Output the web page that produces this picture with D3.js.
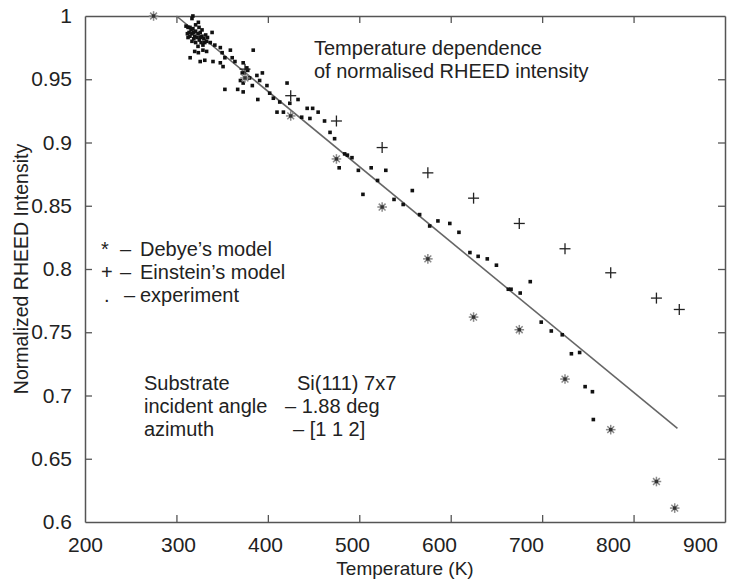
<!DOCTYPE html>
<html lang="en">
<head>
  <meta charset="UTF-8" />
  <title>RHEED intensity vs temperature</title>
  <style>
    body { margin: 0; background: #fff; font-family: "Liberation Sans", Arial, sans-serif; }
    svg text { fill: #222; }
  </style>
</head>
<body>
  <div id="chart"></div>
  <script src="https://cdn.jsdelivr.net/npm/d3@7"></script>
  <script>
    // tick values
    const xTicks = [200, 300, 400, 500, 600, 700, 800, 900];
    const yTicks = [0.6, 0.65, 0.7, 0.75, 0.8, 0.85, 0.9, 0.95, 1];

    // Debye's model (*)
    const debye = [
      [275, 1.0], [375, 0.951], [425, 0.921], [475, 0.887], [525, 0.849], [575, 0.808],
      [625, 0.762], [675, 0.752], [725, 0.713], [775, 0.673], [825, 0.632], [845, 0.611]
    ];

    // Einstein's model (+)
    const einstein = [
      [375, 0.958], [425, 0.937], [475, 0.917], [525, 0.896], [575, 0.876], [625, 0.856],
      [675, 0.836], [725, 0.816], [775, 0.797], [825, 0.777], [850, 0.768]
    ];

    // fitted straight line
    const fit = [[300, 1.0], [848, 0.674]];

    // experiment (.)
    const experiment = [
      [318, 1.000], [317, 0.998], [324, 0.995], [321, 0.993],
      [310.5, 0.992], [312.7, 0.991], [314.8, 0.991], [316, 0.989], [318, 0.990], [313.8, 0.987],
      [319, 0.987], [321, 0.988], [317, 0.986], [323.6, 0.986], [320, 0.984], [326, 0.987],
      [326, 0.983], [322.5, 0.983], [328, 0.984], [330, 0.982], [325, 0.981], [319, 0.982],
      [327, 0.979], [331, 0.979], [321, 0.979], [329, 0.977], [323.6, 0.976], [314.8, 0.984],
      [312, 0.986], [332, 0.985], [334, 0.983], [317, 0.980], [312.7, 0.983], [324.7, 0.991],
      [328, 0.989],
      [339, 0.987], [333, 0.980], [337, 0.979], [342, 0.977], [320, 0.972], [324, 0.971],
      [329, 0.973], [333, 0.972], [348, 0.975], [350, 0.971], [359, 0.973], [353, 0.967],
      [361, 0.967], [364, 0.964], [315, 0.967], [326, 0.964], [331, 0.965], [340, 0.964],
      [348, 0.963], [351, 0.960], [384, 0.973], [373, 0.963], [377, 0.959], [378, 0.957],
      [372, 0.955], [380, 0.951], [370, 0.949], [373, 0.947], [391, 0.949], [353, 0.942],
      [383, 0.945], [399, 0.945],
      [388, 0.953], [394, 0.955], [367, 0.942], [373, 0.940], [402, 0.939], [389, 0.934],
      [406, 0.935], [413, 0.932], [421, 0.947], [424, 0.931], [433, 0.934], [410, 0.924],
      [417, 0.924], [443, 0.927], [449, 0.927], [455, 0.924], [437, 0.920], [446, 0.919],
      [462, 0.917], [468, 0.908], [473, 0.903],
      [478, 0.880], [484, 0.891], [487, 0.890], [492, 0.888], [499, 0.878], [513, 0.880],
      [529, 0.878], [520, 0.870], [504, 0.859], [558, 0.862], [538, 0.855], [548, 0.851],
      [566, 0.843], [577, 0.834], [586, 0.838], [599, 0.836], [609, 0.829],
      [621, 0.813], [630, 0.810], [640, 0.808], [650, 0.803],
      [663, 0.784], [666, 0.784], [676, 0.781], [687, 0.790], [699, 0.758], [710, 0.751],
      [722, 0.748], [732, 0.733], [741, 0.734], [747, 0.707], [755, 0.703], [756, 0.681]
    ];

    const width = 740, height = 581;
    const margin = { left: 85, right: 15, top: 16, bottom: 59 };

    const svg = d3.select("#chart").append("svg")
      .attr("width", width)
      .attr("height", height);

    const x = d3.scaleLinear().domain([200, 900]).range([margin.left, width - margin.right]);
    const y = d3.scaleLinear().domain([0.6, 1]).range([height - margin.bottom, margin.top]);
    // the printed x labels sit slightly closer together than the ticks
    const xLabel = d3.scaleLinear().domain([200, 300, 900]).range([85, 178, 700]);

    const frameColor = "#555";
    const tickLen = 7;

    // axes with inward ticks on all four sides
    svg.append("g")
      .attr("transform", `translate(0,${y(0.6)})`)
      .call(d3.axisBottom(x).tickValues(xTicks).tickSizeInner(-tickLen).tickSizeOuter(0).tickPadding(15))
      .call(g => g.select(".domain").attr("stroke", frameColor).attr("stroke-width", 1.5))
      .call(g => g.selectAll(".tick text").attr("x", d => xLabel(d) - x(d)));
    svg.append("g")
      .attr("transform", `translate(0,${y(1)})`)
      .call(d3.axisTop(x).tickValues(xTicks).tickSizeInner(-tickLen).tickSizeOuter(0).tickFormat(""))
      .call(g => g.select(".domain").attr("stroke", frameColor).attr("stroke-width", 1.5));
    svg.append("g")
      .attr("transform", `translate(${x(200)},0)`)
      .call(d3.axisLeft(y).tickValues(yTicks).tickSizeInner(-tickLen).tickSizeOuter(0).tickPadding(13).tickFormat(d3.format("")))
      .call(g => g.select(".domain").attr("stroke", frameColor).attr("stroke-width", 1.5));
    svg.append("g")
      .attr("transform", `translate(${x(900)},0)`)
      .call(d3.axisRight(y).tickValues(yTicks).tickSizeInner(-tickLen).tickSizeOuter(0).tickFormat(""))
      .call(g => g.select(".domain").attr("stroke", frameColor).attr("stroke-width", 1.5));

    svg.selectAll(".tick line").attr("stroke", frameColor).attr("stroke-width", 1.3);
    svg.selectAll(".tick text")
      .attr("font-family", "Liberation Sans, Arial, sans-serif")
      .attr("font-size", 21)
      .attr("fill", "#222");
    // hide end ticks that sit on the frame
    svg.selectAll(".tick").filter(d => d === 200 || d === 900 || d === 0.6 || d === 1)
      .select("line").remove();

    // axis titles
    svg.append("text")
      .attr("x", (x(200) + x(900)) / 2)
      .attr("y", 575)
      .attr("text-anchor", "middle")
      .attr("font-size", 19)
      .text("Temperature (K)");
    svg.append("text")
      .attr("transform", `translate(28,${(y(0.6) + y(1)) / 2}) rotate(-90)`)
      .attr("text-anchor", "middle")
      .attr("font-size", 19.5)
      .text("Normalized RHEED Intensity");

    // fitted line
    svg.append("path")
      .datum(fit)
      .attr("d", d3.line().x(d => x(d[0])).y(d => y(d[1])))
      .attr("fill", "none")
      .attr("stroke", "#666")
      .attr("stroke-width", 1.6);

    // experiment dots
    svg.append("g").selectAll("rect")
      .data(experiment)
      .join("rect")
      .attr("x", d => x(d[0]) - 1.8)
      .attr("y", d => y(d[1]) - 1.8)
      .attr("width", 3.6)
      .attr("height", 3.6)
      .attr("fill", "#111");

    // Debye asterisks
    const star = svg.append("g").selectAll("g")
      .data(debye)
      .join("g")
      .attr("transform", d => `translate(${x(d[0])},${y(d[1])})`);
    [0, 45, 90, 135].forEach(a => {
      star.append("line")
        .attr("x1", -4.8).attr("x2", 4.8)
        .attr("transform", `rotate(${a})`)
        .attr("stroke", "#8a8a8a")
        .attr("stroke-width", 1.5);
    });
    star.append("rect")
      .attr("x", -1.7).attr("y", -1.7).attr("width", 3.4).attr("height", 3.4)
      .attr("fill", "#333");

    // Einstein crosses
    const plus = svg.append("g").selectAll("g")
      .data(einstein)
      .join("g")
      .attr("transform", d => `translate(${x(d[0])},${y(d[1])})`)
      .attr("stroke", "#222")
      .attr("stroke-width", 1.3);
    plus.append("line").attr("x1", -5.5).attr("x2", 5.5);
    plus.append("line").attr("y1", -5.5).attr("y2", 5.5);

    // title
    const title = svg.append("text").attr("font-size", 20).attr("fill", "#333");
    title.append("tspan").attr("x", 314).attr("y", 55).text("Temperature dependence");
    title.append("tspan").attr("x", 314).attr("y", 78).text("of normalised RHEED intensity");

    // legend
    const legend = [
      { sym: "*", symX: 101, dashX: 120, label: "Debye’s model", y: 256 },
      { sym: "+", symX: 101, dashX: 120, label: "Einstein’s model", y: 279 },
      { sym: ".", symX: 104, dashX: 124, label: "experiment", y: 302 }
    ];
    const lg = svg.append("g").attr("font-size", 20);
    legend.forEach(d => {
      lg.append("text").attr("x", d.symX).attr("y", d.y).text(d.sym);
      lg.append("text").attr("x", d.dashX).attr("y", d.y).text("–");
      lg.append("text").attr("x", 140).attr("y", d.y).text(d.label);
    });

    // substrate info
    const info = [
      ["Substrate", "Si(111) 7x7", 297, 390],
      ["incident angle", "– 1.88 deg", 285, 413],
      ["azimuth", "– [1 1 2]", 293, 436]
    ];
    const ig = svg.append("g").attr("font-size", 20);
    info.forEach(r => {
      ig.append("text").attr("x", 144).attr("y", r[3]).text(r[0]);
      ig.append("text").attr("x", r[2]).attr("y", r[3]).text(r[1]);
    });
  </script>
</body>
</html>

----

[To do]
Take every line from the data above that holds "with" and copy it out.

[Right answer]
Output the web page that produces this picture with D3.js.
    // axes with inward ticks on all four sides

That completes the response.